*INSTRUCTION*.
Repeat only the lines from the one containing "Recreate this image" through the one containing "from matplotlib.ticker import", exactly as written, both ends included.

--- MATERIAL PROVIDED ---

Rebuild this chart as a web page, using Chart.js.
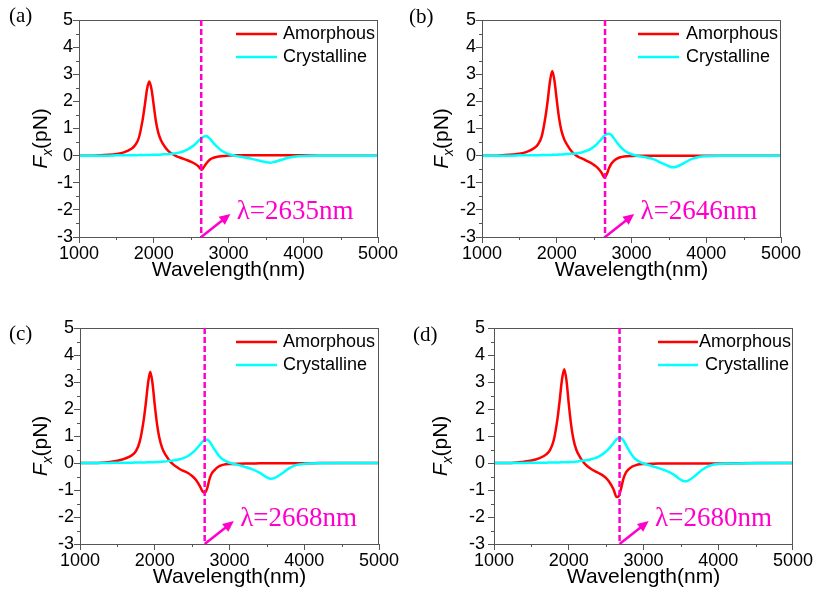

---
--- MATERIAL PROVIDED ---

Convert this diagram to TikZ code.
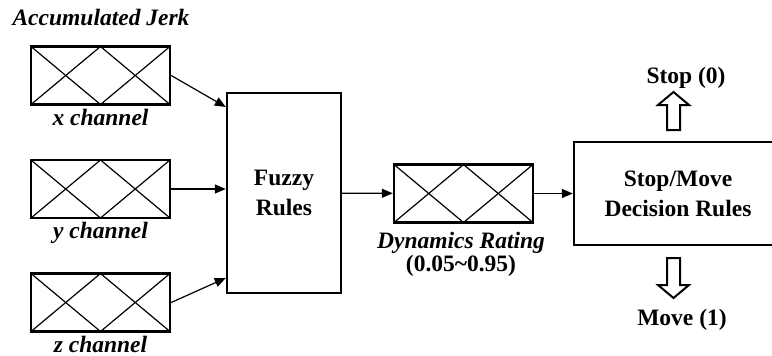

---
--- MATERIAL PROVIDED ---

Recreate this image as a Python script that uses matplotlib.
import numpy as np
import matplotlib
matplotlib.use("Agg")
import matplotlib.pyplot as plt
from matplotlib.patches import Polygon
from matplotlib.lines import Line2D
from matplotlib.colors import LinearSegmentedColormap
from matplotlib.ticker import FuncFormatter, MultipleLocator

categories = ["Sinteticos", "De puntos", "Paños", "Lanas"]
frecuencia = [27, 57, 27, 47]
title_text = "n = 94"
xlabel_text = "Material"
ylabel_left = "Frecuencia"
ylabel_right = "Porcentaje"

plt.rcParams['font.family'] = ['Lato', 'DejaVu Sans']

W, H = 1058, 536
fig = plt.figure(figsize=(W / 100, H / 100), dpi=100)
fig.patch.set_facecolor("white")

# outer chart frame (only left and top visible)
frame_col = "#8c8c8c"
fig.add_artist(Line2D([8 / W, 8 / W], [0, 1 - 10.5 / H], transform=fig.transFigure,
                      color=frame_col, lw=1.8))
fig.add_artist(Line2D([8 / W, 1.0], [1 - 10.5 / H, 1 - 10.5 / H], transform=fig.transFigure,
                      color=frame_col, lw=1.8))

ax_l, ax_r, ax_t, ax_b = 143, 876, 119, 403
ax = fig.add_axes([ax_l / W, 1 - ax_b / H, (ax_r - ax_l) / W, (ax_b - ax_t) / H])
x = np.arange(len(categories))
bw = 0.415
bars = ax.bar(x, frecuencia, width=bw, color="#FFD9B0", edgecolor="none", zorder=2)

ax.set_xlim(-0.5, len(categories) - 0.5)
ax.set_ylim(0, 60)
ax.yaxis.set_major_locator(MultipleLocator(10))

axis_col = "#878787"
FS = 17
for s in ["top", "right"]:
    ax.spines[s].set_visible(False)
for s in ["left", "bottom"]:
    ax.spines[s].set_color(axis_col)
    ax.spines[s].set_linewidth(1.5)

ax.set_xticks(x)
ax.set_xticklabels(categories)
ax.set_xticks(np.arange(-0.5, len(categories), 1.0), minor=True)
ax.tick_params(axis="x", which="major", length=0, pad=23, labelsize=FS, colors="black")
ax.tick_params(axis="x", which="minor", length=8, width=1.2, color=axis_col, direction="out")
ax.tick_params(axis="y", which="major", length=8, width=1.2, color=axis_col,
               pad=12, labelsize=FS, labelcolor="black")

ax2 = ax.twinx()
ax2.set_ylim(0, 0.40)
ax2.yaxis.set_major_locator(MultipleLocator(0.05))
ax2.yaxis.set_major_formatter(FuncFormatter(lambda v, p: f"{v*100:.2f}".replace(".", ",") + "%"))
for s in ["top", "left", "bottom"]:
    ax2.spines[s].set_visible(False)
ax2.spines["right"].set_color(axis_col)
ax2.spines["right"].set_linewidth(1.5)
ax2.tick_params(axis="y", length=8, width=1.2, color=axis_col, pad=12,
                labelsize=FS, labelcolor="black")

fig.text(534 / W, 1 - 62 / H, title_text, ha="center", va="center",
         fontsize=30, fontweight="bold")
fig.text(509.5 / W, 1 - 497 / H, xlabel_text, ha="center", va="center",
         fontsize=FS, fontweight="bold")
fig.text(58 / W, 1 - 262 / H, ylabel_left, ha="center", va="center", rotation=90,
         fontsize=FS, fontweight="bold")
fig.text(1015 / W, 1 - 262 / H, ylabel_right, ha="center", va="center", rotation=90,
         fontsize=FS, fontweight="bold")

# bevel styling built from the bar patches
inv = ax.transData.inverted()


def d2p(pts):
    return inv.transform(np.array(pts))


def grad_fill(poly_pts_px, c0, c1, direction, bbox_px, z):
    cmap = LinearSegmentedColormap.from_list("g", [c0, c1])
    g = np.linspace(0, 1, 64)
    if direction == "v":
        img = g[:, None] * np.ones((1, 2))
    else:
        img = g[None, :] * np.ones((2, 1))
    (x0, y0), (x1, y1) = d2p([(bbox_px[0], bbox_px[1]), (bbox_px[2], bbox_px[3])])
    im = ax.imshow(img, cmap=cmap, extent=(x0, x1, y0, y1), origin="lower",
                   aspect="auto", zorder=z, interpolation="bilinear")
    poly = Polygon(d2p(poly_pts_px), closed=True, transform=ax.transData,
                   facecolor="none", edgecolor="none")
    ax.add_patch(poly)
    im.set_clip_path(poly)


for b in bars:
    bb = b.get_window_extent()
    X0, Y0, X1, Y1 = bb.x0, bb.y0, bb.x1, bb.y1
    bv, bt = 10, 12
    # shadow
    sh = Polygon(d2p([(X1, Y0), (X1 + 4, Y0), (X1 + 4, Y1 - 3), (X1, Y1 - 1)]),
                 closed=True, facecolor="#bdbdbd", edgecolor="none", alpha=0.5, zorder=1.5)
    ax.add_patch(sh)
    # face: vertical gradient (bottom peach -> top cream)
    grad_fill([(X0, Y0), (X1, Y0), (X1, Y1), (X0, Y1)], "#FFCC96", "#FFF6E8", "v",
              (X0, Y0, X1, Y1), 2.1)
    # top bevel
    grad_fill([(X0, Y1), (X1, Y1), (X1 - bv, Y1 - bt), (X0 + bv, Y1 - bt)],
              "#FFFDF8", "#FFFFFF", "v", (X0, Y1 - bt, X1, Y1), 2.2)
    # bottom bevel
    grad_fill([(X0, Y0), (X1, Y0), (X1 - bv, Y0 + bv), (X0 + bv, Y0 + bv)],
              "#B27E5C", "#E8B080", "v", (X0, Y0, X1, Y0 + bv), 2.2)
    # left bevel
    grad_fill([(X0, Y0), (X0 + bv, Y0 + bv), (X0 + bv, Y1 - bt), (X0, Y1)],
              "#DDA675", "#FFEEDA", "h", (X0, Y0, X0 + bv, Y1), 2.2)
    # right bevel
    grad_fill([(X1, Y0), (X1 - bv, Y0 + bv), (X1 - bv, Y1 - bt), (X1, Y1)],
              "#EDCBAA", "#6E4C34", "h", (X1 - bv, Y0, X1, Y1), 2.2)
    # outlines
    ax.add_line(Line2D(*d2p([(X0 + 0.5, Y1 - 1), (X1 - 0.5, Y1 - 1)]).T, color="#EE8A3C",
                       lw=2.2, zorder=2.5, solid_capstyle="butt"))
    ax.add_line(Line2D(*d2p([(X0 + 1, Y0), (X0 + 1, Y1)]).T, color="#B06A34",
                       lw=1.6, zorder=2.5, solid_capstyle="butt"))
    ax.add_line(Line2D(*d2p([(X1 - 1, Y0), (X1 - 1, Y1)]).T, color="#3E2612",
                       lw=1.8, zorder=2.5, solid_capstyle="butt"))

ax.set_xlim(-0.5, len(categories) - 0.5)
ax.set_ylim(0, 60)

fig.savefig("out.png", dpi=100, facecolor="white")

---

*TASK OUTPUT*.
Recreate this image as a Python script that uses matplotlib.
import numpy as np
import matplotlib
matplotlib.use("Agg")
import matplotlib.pyplot as plt
from matplotlib.patches import Polygon
from matplotlib.lines import Line2D
from matplotlib.colors import LinearSegmentedColormap
from matplotlib.ticker import FuncFormatter, MultipleLocator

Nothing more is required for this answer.